Learning the Customs

The bonding between the junior members and the senior members not only permits the parties to share valuable experiences but also enables them to pass on the best social and ethical traditions of the profession to the new generation of lawyers. The court  room manners are learnt from experienced members or mentors; how do you address the judge and the opposing counsel? When do you stand up? How do you dress?

Ontario, Canada Traditions

In Ontario, and Canada where I practice the society has become very multicultural and lawyers and citizen share many different customs and cultures. In that atmosphere, mentorship becomes more relevant in explaining and passing on the traditions of the profession.  Through mentorship new members of the profession as well as those aspiring to become members can learn the traditions of the legal profession and gain valuable knowledge of the way the profession works. This is knowledge is not easily found in the text books of law and books cannot inspire others as individuals can.

Ontario Law Society

Law Society of Upper Canada of Ontario started the mentorship programme in the last about 10 years. It is relatively new. The profession in Ontario was started by 6 Barristers from England in about 1896. The new mentorship programme is still being developed and not fully embraced by the profession. The profession is not as old as it is in England.

Legal Training, Ontario

Ontario provides one of the longest training for law in the world and is considered to be one of the best. However, it takes a very long time, usually about 8 and a half years to study and qualify as a lawyer in Ontario, Canada. You need a first degree to get into the law programme; then LSAT to qualify in the law programme and then the law degree of 3 years and finally the bar admission course which includes the articling period where you work under a principal to train in the practical aspects of the law profession.
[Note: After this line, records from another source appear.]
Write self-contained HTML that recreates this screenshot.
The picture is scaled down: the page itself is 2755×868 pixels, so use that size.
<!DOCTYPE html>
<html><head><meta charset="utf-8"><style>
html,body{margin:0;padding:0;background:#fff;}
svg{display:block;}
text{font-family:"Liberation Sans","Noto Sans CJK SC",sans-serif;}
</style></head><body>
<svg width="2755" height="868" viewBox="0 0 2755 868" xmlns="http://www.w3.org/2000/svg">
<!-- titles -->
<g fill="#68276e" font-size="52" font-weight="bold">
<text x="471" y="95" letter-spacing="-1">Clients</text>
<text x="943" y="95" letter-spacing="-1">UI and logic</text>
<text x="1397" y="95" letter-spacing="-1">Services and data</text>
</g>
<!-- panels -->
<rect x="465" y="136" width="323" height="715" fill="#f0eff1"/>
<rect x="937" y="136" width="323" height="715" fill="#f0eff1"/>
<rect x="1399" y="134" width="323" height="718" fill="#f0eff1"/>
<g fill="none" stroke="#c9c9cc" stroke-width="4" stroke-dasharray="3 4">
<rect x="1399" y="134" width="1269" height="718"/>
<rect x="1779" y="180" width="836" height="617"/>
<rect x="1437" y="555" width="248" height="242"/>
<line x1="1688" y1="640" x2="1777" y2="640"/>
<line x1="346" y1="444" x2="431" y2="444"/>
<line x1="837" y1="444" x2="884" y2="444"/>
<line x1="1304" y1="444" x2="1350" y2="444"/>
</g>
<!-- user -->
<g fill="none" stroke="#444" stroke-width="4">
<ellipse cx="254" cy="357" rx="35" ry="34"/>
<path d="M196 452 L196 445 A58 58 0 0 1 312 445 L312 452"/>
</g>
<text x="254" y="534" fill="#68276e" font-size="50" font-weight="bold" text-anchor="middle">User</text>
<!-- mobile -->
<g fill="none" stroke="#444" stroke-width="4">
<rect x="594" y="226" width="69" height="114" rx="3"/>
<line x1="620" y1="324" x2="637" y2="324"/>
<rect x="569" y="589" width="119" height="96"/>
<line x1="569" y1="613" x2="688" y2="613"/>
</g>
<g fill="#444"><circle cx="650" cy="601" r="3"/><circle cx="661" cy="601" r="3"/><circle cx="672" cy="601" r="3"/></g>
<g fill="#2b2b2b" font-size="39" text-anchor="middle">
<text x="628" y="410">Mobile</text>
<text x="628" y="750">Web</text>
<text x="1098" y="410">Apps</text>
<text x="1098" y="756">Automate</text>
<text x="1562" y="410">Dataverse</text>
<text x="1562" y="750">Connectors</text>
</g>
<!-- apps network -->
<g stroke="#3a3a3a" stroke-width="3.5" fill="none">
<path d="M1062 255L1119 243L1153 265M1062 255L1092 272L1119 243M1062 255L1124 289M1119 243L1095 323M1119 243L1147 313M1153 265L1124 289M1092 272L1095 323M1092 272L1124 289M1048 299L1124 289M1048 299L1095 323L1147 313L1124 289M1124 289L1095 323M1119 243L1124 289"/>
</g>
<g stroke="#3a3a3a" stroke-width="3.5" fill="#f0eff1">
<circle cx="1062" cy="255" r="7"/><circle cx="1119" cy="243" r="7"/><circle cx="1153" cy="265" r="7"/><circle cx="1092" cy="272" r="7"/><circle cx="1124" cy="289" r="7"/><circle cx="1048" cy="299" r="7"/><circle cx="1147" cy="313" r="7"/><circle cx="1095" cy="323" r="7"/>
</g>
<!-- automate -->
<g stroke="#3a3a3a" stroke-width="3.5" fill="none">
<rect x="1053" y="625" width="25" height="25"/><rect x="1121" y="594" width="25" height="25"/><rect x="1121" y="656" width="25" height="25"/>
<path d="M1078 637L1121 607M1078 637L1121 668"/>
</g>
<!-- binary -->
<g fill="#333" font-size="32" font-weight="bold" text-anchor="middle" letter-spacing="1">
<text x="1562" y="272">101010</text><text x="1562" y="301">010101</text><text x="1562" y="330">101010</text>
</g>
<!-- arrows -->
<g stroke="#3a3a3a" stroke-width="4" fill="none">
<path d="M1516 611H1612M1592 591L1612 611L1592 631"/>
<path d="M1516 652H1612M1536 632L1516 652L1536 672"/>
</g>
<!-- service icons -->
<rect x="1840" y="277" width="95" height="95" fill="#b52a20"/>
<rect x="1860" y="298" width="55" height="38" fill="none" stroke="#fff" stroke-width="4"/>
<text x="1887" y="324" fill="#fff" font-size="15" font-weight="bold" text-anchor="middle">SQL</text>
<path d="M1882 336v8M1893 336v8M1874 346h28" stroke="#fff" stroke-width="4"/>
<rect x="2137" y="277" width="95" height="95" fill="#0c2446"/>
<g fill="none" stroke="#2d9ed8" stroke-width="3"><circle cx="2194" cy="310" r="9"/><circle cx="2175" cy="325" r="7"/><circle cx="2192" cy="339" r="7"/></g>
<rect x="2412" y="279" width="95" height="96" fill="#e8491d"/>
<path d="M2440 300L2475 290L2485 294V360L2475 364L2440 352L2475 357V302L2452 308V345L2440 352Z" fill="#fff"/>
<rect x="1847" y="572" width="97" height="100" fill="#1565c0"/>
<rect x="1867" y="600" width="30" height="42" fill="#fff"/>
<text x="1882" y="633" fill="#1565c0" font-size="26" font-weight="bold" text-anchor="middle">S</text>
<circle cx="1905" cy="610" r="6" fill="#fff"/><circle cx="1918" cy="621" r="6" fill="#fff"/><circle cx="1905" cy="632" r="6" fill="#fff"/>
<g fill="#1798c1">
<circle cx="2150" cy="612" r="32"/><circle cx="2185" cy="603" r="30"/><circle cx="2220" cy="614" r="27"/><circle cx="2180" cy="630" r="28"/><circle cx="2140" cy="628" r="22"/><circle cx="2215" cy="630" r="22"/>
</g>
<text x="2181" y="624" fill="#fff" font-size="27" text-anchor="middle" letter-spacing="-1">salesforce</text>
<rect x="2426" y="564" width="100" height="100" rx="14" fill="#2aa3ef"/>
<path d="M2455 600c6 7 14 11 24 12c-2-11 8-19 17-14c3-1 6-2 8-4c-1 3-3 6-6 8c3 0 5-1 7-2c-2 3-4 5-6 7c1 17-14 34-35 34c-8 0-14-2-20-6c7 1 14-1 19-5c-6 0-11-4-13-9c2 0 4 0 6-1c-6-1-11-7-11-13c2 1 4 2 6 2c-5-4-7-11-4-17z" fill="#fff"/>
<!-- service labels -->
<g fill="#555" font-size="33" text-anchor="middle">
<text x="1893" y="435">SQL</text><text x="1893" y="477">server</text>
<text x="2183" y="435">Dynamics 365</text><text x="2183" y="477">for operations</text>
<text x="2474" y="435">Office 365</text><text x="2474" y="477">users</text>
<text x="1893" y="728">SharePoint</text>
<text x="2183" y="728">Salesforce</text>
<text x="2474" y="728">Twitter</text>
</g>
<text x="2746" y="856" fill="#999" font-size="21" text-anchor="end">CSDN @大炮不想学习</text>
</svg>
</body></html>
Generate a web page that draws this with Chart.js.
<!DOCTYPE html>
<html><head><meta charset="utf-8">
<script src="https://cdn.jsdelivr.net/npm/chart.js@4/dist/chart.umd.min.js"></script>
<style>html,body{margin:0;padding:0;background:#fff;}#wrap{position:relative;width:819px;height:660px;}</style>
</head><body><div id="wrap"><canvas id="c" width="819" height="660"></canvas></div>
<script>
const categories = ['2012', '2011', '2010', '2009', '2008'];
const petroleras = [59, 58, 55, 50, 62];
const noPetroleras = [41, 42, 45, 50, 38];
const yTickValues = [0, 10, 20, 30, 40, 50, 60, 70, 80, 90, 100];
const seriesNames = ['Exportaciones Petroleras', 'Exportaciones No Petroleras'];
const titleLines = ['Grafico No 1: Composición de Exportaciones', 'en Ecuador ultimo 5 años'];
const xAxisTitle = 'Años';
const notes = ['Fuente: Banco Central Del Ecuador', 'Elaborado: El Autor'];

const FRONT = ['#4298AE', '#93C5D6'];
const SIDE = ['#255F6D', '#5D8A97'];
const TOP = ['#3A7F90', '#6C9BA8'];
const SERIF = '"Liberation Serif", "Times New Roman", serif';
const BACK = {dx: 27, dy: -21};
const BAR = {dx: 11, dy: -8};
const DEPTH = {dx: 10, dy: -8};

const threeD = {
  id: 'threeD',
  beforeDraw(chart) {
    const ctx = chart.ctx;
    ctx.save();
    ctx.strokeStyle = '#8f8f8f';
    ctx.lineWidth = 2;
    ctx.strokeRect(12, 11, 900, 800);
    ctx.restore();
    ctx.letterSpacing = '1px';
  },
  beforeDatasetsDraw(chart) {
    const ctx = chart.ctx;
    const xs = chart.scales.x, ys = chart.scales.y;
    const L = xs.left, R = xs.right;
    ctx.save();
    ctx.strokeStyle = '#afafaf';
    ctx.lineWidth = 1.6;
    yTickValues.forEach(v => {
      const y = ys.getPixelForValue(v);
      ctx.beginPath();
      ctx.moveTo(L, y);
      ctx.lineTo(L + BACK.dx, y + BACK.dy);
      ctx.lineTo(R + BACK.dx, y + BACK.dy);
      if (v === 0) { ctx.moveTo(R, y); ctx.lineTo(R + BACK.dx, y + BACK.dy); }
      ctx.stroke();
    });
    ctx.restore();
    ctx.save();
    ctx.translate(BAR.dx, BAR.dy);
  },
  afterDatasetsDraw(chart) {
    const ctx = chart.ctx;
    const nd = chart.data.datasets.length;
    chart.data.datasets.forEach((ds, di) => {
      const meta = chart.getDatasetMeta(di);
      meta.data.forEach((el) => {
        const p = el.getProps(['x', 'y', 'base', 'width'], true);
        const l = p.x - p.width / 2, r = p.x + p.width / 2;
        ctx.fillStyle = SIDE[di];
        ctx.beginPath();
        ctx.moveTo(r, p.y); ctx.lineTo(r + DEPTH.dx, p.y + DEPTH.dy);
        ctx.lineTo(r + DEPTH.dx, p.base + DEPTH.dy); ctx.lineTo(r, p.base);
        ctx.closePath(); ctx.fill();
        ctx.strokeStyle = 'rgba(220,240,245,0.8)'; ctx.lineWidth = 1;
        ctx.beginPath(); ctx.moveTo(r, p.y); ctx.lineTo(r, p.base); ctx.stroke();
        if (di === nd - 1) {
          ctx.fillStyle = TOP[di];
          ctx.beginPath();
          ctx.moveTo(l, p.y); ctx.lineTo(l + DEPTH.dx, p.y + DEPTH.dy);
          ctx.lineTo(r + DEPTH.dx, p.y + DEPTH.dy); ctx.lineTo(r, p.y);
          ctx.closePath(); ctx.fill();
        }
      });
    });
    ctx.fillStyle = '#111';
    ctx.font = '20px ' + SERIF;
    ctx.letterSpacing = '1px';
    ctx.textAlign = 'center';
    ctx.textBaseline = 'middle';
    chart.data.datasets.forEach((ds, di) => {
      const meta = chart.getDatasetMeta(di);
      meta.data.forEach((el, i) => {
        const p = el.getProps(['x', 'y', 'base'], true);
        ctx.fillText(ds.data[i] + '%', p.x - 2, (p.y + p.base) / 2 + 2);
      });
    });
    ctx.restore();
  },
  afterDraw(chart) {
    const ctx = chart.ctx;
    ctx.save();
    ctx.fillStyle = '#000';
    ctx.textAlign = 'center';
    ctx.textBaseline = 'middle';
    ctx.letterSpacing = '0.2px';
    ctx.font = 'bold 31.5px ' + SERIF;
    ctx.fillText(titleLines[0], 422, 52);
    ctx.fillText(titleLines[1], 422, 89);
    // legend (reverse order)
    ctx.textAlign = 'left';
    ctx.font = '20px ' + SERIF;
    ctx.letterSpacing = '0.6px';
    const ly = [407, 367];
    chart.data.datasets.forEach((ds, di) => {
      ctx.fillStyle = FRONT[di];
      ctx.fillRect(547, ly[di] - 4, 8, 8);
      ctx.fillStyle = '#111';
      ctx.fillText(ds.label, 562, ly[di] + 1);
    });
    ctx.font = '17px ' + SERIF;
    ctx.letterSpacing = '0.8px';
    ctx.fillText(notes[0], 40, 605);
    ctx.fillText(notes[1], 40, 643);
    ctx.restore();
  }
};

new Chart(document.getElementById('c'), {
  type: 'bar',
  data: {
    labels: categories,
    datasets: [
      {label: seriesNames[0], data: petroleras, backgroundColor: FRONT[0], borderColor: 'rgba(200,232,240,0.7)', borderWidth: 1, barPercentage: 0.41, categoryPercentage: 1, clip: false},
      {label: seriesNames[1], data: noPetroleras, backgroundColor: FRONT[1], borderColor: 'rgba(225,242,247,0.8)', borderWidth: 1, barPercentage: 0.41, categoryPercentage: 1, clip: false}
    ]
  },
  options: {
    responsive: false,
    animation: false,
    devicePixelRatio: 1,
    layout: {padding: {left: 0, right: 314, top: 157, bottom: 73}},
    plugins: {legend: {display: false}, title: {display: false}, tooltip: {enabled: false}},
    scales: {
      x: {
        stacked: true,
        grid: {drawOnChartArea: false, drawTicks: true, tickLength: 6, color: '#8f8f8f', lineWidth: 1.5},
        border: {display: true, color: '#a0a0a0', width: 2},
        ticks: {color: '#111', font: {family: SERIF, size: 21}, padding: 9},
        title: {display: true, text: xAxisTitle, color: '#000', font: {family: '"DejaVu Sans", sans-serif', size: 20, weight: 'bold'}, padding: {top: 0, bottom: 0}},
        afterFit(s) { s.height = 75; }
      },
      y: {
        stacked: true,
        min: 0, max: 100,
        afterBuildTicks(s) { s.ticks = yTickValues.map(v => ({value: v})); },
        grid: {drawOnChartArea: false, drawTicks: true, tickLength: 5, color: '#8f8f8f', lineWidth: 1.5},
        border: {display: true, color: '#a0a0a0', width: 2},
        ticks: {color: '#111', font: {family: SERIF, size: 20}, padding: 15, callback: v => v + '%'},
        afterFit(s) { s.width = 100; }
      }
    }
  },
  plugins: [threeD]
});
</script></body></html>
Going through this programme is like running a marathon. A mentor in such a long programme can help and guide you through the difficult decisions that a student must make in his career at different stages. He works like a coach and can help choose and which areas to specialize and what subjects to study.

Support in Early years of practice

A mentor can also help in the initial years of practice and help the new member choose the right specialty and show the way to finding clients and introduce the new lawyer to the community and help make many decisions in the first few years of practice.  For senior members it is second nature, but for the new persons in the profession it takes effort to learn the ropes. A mentor can help you find a sense of direction and overcome some of the hurdles that one faces when you have no one to turn to.

Support in the middle years of practice

Mentorship does not end with early years of practice. If you want to be a judge there is not much literature available to tell you how to become a judge. The forms are easy to find, but it is the contacts that you need.  The types of questions to address are “Should you get to know your M.P.? How do you get to know him? Should you get involved in politics? “A mentor can help understand the intricacies of moving forward in the profession and make right connections to help you move forward.

Sharing moments together

Mentor and mentee relationship does not need to be all work and no play. Developing a good relationship between mentor and mentee can be done in congenial environment; over dinner meetings, coffee or by sharing a common interest. A mentor can be particularly helpful showing the mentee how to balance a difficult and demanding career with fun and enjoyment without compromising one’s career.

Ethical Issues

In the legal profession one makes many decisions which borders on ethics. These ethical principles are best learnt through role models who show to you how to achieve the best in your career without ever compromising the ethical principals. Legal profession as a whole is steeped in tradition but still continues to evolve new ethos and conduct more suited to contemporary society and these changes are better accomplished through mentorship in addition to the process of discipline and sanctions.

Will to achieve

To achieve the best in your profession you need persistence and tenacity, both for the mentor and mentee. For this we have a saying in Swahili “Penye niya, pana njiya”, where there is a will we can find the way to achieve difficult goals in the legal care

Future contacts

Today with the use of messengers and emails it is possible to have mentors even outside of your jurisdictions. You may face ethical and difficult decisions in dealing with your local institutions and mentors outside your jurisdiction can be helpful. If your bar in Tanzania wishes to have seminars with our bar associations in Canada I will be very pleased to help arrange that.